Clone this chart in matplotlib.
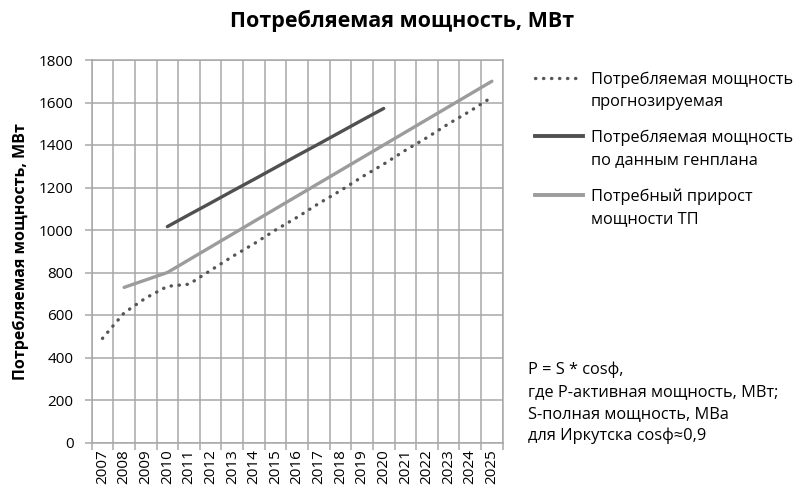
import matplotlib
matplotlib.use("Agg")
import matplotlib.pyplot as plt
from matplotlib.lines import Line2D
import numpy as np

plt.rcParams['font.family'] = ['Open Sans', 'DejaVu Sans']

# data
years = [str(y) for y in range(2007, 2026)]
forecast = [490, 610, 680, 735, 745, 810, 875, 935, 1000, 1060, 1125,
            1185, 1250, 1310, 1375, 1435, 1500, 1560, 1625]
genplan_years = [str(y) for y in range(2010, 2021)]
genplan = [1016, 1072, 1127, 1183, 1238, 1294, 1350, 1405, 1461, 1517, 1572]
growth_years = [str(y) for y in range(2008, 2026)]
growth = [730, 765, 800, 860, 920, 980, 1040, 1100, 1160, 1220, 1280,
          1340, 1400, 1460, 1520, 1580, 1640, 1700]

labels = [["Потребляемая мощность", "прогнозируемая"],
          ["Потребляемая мощность", "по данным генплана"],
          ["Потребный прирост", "мощности ТП"]]
note = ["P = S * cosф,",
        "где Р-активная мощность, МВт;",
        "S-полная мощность, МВа",
        "для Иркутска cosф≈0,9"]

c_dot = "#555555"
c_dark = "#505050"
c_light = "#9c9c9c"
c_grid = "#a8a8a8"

fig = plt.figure(figsize=(8.02, 5), dpi=100)
ax = fig.add_axes([0.1143, 0.115, 0.5125, 0.765])

pos = {y: i for i, y in enumerate(years)}
ax.plot([pos[y] for y in years], forecast, color=c_dot, lw=2.4,
        linestyle=(0, (0.1, 2.3)), dash_capstyle='round', zorder=3)
ax.plot([pos[y] for y in genplan_years], genplan, color=c_dark, lw=2.4,
        solid_capstyle='round', zorder=3)
ax.plot([pos[y] for y in growth_years], growth, color=c_light, lw=2.4,
        solid_capstyle='round', zorder=3)

ax.set_xlim(-0.5, len(years) - 0.5)
ax.set_ylim(0, 1800)
ax.set_yticks(np.arange(0, 1801, 200))
ax.set_xticks(range(len(years)))
ax.set_xticklabels(years, rotation=90, fontsize=11)
ax.set_xticks(np.arange(-0.5, len(years), 1), minor=True)
ax.tick_params(axis='x', which='major', length=0, pad=5)
ax.tick_params(axis='x', which='minor', length=5, width=1.1, color=c_grid)
ax.tick_params(axis='y', length=5, width=1.1, color=c_grid, labelsize=11, pad=8)
ax.grid(True, which='minor', axis='x', color=c_grid, lw=1.1)
ax.grid(True, which='major', axis='y', color=c_grid, lw=1.1)
for s in ax.spines.values():
    s.set_color(c_grid)
    s.set_linewidth(1.1)

ax.set_ylabel("Потребляемая мощность, МВт", fontsize=11.5, fontweight='bold',
              labelpad=7)
fig.text(0.501, 0.958, "Потребляемая мощность, МВт", ha='center', va='center',
         fontsize=15.5, fontweight='bold')

# legend drawn by hand
W, H = 802, 500
styles = [dict(color=c_dot, lw=2.4, linestyle=(0, (0.1, 2.3)), dash_capstyle='round'),
          dict(color=c_dark, lw=2.8),
          dict(color=c_light, lw=2.8)]
ys = [78, 136, 195]
for lab, st, yy in zip(labels, styles, ys):
    fig.add_artist(Line2D([535 / W, 583 / W], [1 - yy / H, 1 - yy / H], **st))
    for k, line in enumerate(lab):
        fig.text(591 / W, 1 - (yy + 22 * k) / H, line, ha='left',
                 va='center_baseline', fontsize=11.8)

for k, line in enumerate(note):
    fig.text(528 / W, 1 - (368 + 22 * k) / H, line, ha='left',
             va='center_baseline', fontsize=11.8)

fig.savefig("out.png", dpi=100)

* [What you will do]
Answer with a single number: the count of lines holding the word "matplotlib".

* [Written response]
5